▸ **GIVEN DATA**:
◆ ◆ ◆ ◆ ◆

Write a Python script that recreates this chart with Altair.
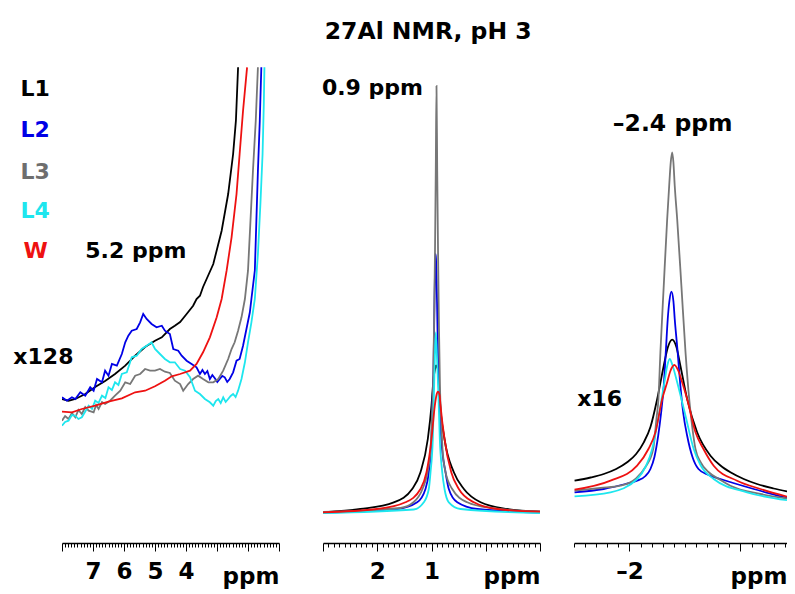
import altair as alt
import pandas as pd

FONT = "DejaVu Sans"
SERIES = ["L1", "L2", "L3", "L4", "W"]
COLORS = ["#000000", "#0000e6", "#777777", "#1ee6ee", "#ee1111"]

# ---------------- panel 1 (x128), ppm / intensity ----------------
P1_L1_PPM = [8.00, 7.79, 7.57, 7.25, 6.93, 6.61, 6.29, 5.96, 5.64, 5.32, 5.00, 4.78, 4.52, 4.36, 4.19, 3.98, 3.77, 3.66, 3.55, 3.45, 3.12, 2.85, 2.64, 2.48, 2.39, 2.32]
P1_L1_VAL = [144, 142.3, 144, 149, 156, 162, 169, 177.3, 187.3, 196, 202.3, 205.7, 214, 217.3, 221, 229, 237.3, 244, 247.3, 256, 279, 312.3, 349, 389, 422.3, 475.7]

P1_L2_PPM = [8.00, 7.84, 7.68, 7.57, 7.41, 7.25, 7.09, 6.98, 6.87, 6.71, 6.61, 6.50, 6.39, 6.23, 6.07, 5.96, 5.86, 5.75, 5.59, 5.48,
             5.38, 5.27, 5.11, 4.95, 4.78, 4.68, 4.52, 4.41, 4.25, 4.14, 3.98, 3.82, 3.66, 3.55, 3.47, 3.39, 3.31, 3.23, 3.15, 3.07,
             2.99, 2.91, 2.83, 2.75, 2.67, 2.59, 2.48, 2.37, 2.27, 2.16, 2.05, 1.94, 1.89, 1.78, 1.73, 1.68, 1.62, 1.57]
P1_L2_VAL = [145.7, 142.3, 145.7, 144, 150.7, 147.3, 155.7, 152.3, 164, 160.7, 172.3, 167.3, 179, 177.3, 189, 200.7, 207.3, 212.3, 214, 220.7,
             229, 224, 219, 215.7, 217.3, 212.3, 209, 194, 192.3, 187.3, 182.3, 179, 175.7, 169, 173, 169, 172, 164, 168, 164.7,
             161, 164, 167, 165.7, 161, 164, 170.7, 182.3, 184, 197.3, 214, 230.7, 244, 272.3, 322.3, 372.3, 422.3, 475.7]

P1_L3_PPM = [8.00, 7.90, 7.79, 7.68, 7.57, 7.47, 7.36, 7.25, 7.14, 6.98, 6.90, 6.82, 6.71, 6.61, 6.45, 6.29, 6.12, 5.96, 5.80, 5.64,
             5.48, 5.32, 5.16, 5.00, 4.84, 4.68, 4.52, 4.36, 4.19, 4.09, 3.93, 3.77, 3.61, 3.45, 3.28, 3.12, 2.96, 2.80, 2.64, 2.53,
             2.43, 2.32, 2.21, 2.10, 2.00, 1.92, 1.84, 1.75, 1.68]
P1_L3_VAL = [122.3, 127, 124, 130, 125.7, 133, 129, 136, 132.3, 130.7, 138, 134, 141, 139, 142.3, 147.3, 152.3, 160.7, 159, 167.3,
             169, 174, 172.3, 172.3, 174, 171.3, 170, 162.3, 159, 152.3, 159, 164, 167.3, 164, 160.7, 160.7,
             164, 172.3, 184, 194, 200.7, 212.3, 225.7, 244, 272.3, 322.3, 372.3, 422.3, 475.7]

P1_L4_PPM = [8.00, 7.90, 7.79, 7.68, 7.57, 7.47, 7.36, 7.14, 7.03, 6.93, 6.82, 6.71, 6.60, 6.50, 6.39, 6.29, 6.18, 6.07, 5.91, 5.75,
             5.59, 5.43, 5.27, 5.11, 5.00, 4.84, 4.68, 4.52, 4.36, 4.19, 4.03, 3.87, 3.71, 3.55, 3.39, 3.23, 3.12, 3.04, 2.96, 2.88,
             2.80, 2.72, 2.64, 2.56, 2.48, 2.40, 2.32, 2.21, 2.10, 2.00, 1.89, 1.78, 1.68, 1.60, 1.53, 1.49, 1.47]
P1_L4_VAL = [117.3, 121, 122.3, 128, 127.3, 124, 125.7, 137.3, 134, 142.3, 140, 147.3, 145, 155.7, 153, 160.7, 158, 169, 170.7, 185.7,
             187.3, 194, 197.3, 200.7, 194, 189, 184, 180.7, 180.7, 174, 172.3, 165.7, 152.3, 149, 144, 140.7, 137.3, 142, 144, 140,
             145.7, 141, 144, 147, 149, 146, 152.3, 164, 180.7, 200.7, 220.7, 244, 289, 339, 389, 439, 475.7]

P1_W_PPM = [8.00, 7.68, 7.36, 6.93, 6.50, 6.07, 5.64, 5.32, 5.00, 4.68, 4.46, 4.19, 3.87, 3.66, 3.45, 3.23, 3.01, 2.85, 2.69, 2.53, 2.37, 2.27, 2.16, 2.03]
P1_W_VAL = [131.3, 130.7, 134, 137.3, 141.3, 144.7, 150.7, 152.3, 156.7, 162.3, 166.7, 169, 172.3, 179, 190.7, 205.7, 225.7, 244, 272.3, 305.7, 349, 389, 432.3, 475.7]

# ---------------- panel 2 (0.9 ppm) ----------------
P2_L1_PPM = [3.0, 2.311, 1.696, 1.356, 1.203, 1.068, 1.0, 0.963, 0.935, 0.917, 0.895, 0.871, 0.847, 0.76, 0.588, 0.403, 0.095, -0.398, -1.0]
P2_L1_VAL = [30.7, 34, 40.7, 54, 70.7, 104, 137.3, 164, 174, 177.5, 176, 169, 144, 104, 70.7, 54, 40.7, 34, 31.3]

P2_L2_PPM = [3.0, 1.633, 1.264, 1.111, 1.05, 1.0, 0.981, 0.963, 0.945, 0.935, 0.926, 0.917, 0.898, 0.876, 0.852, 0.821, 0.741, 0.681, 0.525, 0.156, -1.0]
P2_L2_VAL = [30.5, 34, 40.7, 54, 70.7, 104, 141, 174, 241, 272, 289, 284, 241, 174, 141, 104, 70.7, 54, 40.7, 34, 30.5]

P2_L3_PPM = [3.0, 1.573, 1.332, 1.166, 1.074, 1.018, 0.994, 0.972, 0.954, 0.935, 0.921, 0.908, 0.895, 0.88, 0.862, 0.843, 0.821, 0.797, 0.741, 0.618, 0.341, -0.09, -1.0]
P2_L3_VAL = [31, 35, 40.7, 54, 70.7, 94, 124, 154, 214, 294, 374, 457, 374, 294, 214, 154, 124, 94, 70.7, 54, 40.7, 35, 31.5]

P2_L4_PPM = [3.0, 1.327, 1.142, 1.05, 1.018, 0.976, 0.957, 0.939, 0.921, 0.898, 0.876, 0.847, 0.802, 0.76, 0.681, 0.464, -1.0]
P2_L4_VAL = [30, 33.5, 40.7, 54, 70.7, 104, 144, 184, 210.7, 184, 154, 104, 70.7, 54, 40.7, 34, 30]

P2_W_PPM = [3.0, 2.003, 1.48, 1.203, 1.092, 1.0, 0.939, 0.908, 0.88, 0.852, 0.834, 0.76, 0.636, 0.496, 0.219, -0.213, -1.0]
P2_W_VAL = [30.7, 34, 40.7, 54, 70.7, 104, 137.3, 148, 151.3, 148, 137.3, 104, 70.7, 54, 40.7, 34, 31.3]

# ---------------- panel 3 (-2.4 ppm, x16) ----------------
P3_L1_PPM = [-1.505, -1.65, -1.768, -1.88, -1.979, -2.06, -2.129, -2.189, -2.25, -2.309, -2.347, -2.385, -2.423, -2.459, -2.52,
             -2.61, -2.73, -2.82, -2.91, -3.03, -3.15, -3.3, -3.42]
P3_L1_VAL = [62.3, 65.5, 69, 74, 80.7, 89, 100.7, 116, 144, 177.3, 196, 203.3, 196, 177.3, 144,
             110.7, 87.3, 77.5, 70.7, 64, 59, 54.5, 51.5]

P3_L2_PPM = [-1.505, -1.768, -1.964, -2.069, -2.144, -2.189, -2.225, -2.259, -2.284, -2.309, -2.329, -2.345, -2.36, -2.378,
             -2.396, -2.408, -2.432, -2.459, -2.486, -2.52, -2.568, -2.622, -2.712, -2.82, -3.12, -3.42]
P3_L2_VAL = [50.7, 54, 59, 62.3, 67, 74, 86, 107.3, 129, 157.3, 194, 224, 242, 251.3,
             242, 224, 194, 157.3, 129, 107.3, 86, 74, 68, 64, 54, 45]

P3_L3_PPM = [-1.505, -1.739, -1.919, -2.054, -2.144, -2.214, -2.243, -2.261, -2.279, -2.309, -2.34, -2.358, -2.372, -2.385,
             -2.396, -2.408, -2.43, -2.468, -2.505, -2.541, -2.568, -2.595, -2.64, -2.712, -2.82, -2.91, -3.18, -3.42]
P3_L3_VAL = [52.3, 55, 57.3, 64, 76, 94, 124, 144, 191, 257.3, 324, 357.3, 380.7, 390.7,
             380.7, 357.3, 324, 257.3, 191, 141, 114, 94, 81, 71, 63, 57.3, 49, 44.5]

P3_L4_PPM = [-1.505, -1.829, -2.069, -2.144, -2.205, -2.264, -2.315, -2.342, -2.363, -2.387, -2.43, -2.505, -2.579, -2.64, -2.759, -3.06, -3.42]
P3_L4_VAL = [46.7, 50.7, 64, 76, 94, 127.3, 160.7, 178, 184, 178, 160.7, 127.3, 94, 78, 64, 50.7, 42.8]

P3_W_PPM = [-1.505, -1.829, -2.069, -2.171, -2.234, -2.295, -2.34, -2.369, -2.405, -2.441, -2.475, -2.52, -2.595, -2.667, -2.759, -2.97, -3.18, -3.42]
P3_W_VAL = [53.3, 62.3, 77.3, 94, 110.7, 144, 160.7, 172, 178, 172, 160.7, 144, 110.7, 94, 77.3, 62.3, 54, 46.3]

# ---------------- annotations ----------------
P1_TEXT = ["L1", "L2", "L3", "L4", "W", "5.2 ppm", "x128"]
P1_TEXT_PPM = [9.34, 9.34, 9.34, 9.34, 9.24, 7.25, 9.57]
P1_TEXT_VAL = [447, 406, 364, 325, 285, 285, 179]
P1_TEXT_COL = ["#000000", "#0000e6", "#6e6e6e", "#1ee6ee", "#ee1111", "#000000", "#000000"]
P1_TEXT_SIZE = [22, 22, 22, 22, 22, 22, 22]

P2_TEXT = ["0.9 ppm"]
P2_TEXT_PPM = [3.02]
P2_TEXT_VAL = [448]
P2_TEXT_SIZE = [22]

P3_TEXT = ["\u20132.4 ppm", "x16"]
P3_TEXT_PPM = [-1.85, -1.53]
P3_TEXT_VAL = [412, 137.3]
P3_TEXT_SIZE = [23.5, 22]

H = 476
Y_DOMAIN = [0, 476]


def frame(series_data):
    rows = []
    for name, (pp, vv) in zip(SERIES, series_data):
        for i, (p, v) in enumerate(zip(pp, vv)):
            rows.append({"series": name, "ppm": p, "val": v, "i": i})
    return pd.DataFrame(rows)


def panel(df, domain, width, ticks, label_expr, tdf, interp):
    axis = alt.Axis(
        values=ticks, labelExpr=label_expr, title="ppm",
        titleX=width, titleY=40, titleAlign="right", titleBaseline="alphabetic",
        titleFont=FONT, titleFontSize=23, titleFontWeight="bold", titleColor="black",
        labelFont=FONT, labelFontSize=23, labelFontWeight="bold", labelColor="black",
        labelPadding=9, labelOverlap=False, labelFlush=False,
        tickSize={"condition": {"test": "abs(datum.value - round(datum.value)) < 0.01", "value": 8}, "value": 4},
        tickColor="black", tickWidth=1, domainColor="black", domainWidth=1.5, grid=False,
    )
    x = alt.X("ppm:Q", scale=alt.Scale(domain=domain, reverse=True, nice=False, zero=False), axis=axis)
    y = alt.Y("val:Q", scale=alt.Scale(domain=Y_DOMAIN, nice=False, zero=False), axis=None)
    lines = alt.Chart(df).mark_line(clip=True, strokeWidth=1.8, interpolate=interp).encode(
        x=x, y=y,
        color=alt.Color("series:N", scale=alt.Scale(domain=SERIES, range=COLORS), legend=None),
        order="i:Q",
    )
    texts = alt.Chart(tdf).mark_text(
        align="left", baseline="alphabetic", font=FONT, fontWeight="bold"
    ).encode(
        x=x, y=y, text="text:N",
        color=alt.Color("color:N", scale=None),
        size=alt.Size("size:Q", scale=None),
    )
    return alt.layer(lines, texts).properties(width=width, height=H)


df1 = frame([(P1_L1_PPM, P1_L1_VAL), (P1_L2_PPM, P1_L2_VAL), (P1_L3_PPM, P1_L3_VAL), (P1_L4_PPM, P1_L4_VAL), (P1_W_PPM, P1_W_VAL)])
df2 = frame([(P2_L1_PPM, P2_L1_VAL), (P2_L2_PPM, P2_L2_VAL), (P2_L3_PPM, P2_L3_VAL), (P2_L4_PPM, P2_L4_VAL), (P2_W_PPM, P2_W_VAL)])
df3 = frame([(P3_L1_PPM, P3_L1_VAL), (P3_L2_PPM, P3_L2_VAL), (P3_L3_PPM, P3_L3_VAL), (P3_L4_PPM, P3_L4_VAL), (P3_W_PPM, P3_W_VAL)])

t1 = pd.DataFrame({"text": P1_TEXT, "ppm": P1_TEXT_PPM, "val": P1_TEXT_VAL, "color": P1_TEXT_COL, "size": P1_TEXT_SIZE})
t2 = pd.DataFrame({"text": P2_TEXT, "ppm": P2_TEXT_PPM, "val": P2_TEXT_VAL, "color": ["#000000"], "size": P2_TEXT_SIZE})
t3 = pd.DataFrame({"text": P3_TEXT, "ppm": P3_TEXT_PPM, "val": P3_TEXT_VAL, "color": ["#000000", "#000000"], "size": P3_TEXT_SIZE})

ticks1 = [round(8 - 0.1 * i, 1) for i in range(71)]
ticks2 = [round(3 - 0.1 * i, 1) for i in range(41)]
ticks3 = [round(-1.5 - 0.1 * i, 1) for i in range(20)]

lab1 = "(abs(datum.value - round(datum.value)) < 0.01 && datum.value < 7.5 && datum.value > 3.5) ? format(round(datum.value), 'd') : ''"
lab2 = "(abs(datum.value - round(datum.value)) < 0.01 && datum.value < 2.5 && datum.value > 0.5) ? format(round(datum.value), 'd') : ''"
lab3 = "abs(datum.value + 2) < 0.01 ? '\u20132' : ''"

p1 = panel(df1, [1, 8], 217, ticks1, lab1, t1, "linear")
p2 = panel(df2, [-1, 3], 217, ticks2, lab2, t2, "monotone")
p3 = panel(df3, [-3.42, -1.5], 213, ticks3, lab3, t3, "monotone")

inner = alt.hconcat(p2, p3, spacing=34, bounds="flush")
chart = alt.hconcat(p1, inner, spacing=44).properties(
    title=alt.Title("27Al NMR, pH 3", font=FONT, fontSize=23.5, fontWeight="bold", color="black",
                    anchor="middle", baseline="alphabetic", offset=5, dx=28),
    padding={"left": 5, "top": 11, "right": 0, "bottom": 5},
    bounds="flush",
).configure_view(strokeWidth=0).configure_concat(spacing=0)

chart.save("out.html", embed_options={"renderer": "svg", "actions": False})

◆ ◆ ◆ ◆ ◆

▸ **YOUR OBJECTIVE**: Begin at the first line of the material and copy each line exactly through the one containing "225.7, 244, 272.3, 322.3, 372.3, 422.3, 475.7]". Omit pictures.

▸ **RESULT OF THIS EXERCISE**:
Write a Python script that recreates this chart with Altair.
import altair as alt
import pandas as pd

FONT = "DejaVu Sans"
SERIES = ["L1", "L2", "L3", "L4", "W"]
COLORS = ["#000000", "#0000e6", "#777777", "#1ee6ee", "#ee1111"]

# ---------------- panel 1 (x128), ppm / intensity ----------------
P1_L1_PPM = [8.00, 7.79, 7.57, 7.25, 6.93, 6.61, 6.29, 5.96, 5.64, 5.32, 5.00, 4.78, 4.52, 4.36, 4.19, 3.98, 3.77, 3.66, 3.55, 3.45, 3.12, 2.85, 2.64, 2.48, 2.39, 2.32]
P1_L1_VAL = [144, 142.3, 144, 149, 156, 162, 169, 177.3, 187.3, 196, 202.3, 205.7, 214, 217.3, 221, 229, 237.3, 244, 247.3, 256, 279, 312.3, 349, 389, 422.3, 475.7]

P1_L2_PPM = [8.00, 7.84, 7.68, 7.57, 7.41, 7.25, 7.09, 6.98, 6.87, 6.71, 6.61, 6.50, 6.39, 6.23, 6.07, 5.96, 5.86, 5.75, 5.59, 5.48,
             5.38, 5.27, 5.11, 4.95, 4.78, 4.68, 4.52, 4.41, 4.25, 4.14, 3.98, 3.82, 3.66, 3.55, 3.47, 3.39, 3.31, 3.23, 3.15, 3.07,
             2.99, 2.91, 2.83, 2.75, 2.67, 2.59, 2.48, 2.37, 2.27, 2.16, 2.05, 1.94, 1.89, 1.78, 1.73, 1.68, 1.62, 1.57]
P1_L2_VAL = [145.7, 142.3, 145.7, 144, 150.7, 147.3, 155.7, 152.3, 164, 160.7, 172.3, 167.3, 179, 177.3, 189, 200.7, 207.3, 212.3, 214, 220.7,
             229, 224, 219, 215.7, 217.3, 212.3, 209, 194, 192.3, 187.3, 182.3, 179, 175.7, 169, 173, 169, 172, 164, 168, 164.7,
             161, 164, 167, 165.7, 161, 164, 170.7, 182.3, 184, 197.3, 214, 230.7, 244, 272.3, 322.3, 372.3, 422.3, 475.7]

P1_L3_PPM = [8.00, 7.90, 7.79, 7.68, 7.57, 7.47, 7.36, 7.25, 7.14, 6.98, 6.90, 6.82, 6.71, 6.61, 6.45, 6.29, 6.12, 5.96, 5.80, 5.64,
             5.48, 5.32, 5.16, 5.00, 4.84, 4.68, 4.52, 4.36, 4.19, 4.09, 3.93, 3.77, 3.61, 3.45, 3.28, 3.12, 2.96, 2.80, 2.64, 2.53,
             2.43, 2.32, 2.21, 2.10, 2.00, 1.92, 1.84, 1.75, 1.68]
P1_L3_VAL = [122.3, 127, 124, 130, 125.7, 133, 129, 136, 132.3, 130.7, 138, 134, 141, 139, 142.3, 147.3, 152.3, 160.7, 159, 167.3,
             169, 174, 172.3, 172.3, 174, 171.3, 170, 162.3, 159, 152.3, 159, 164, 167.3, 164, 160.7, 160.7,
             164, 172.3, 184, 194, 200.7, 212.3, 225.7, 244, 272.3, 322.3, 372.3, 422.3, 475.7]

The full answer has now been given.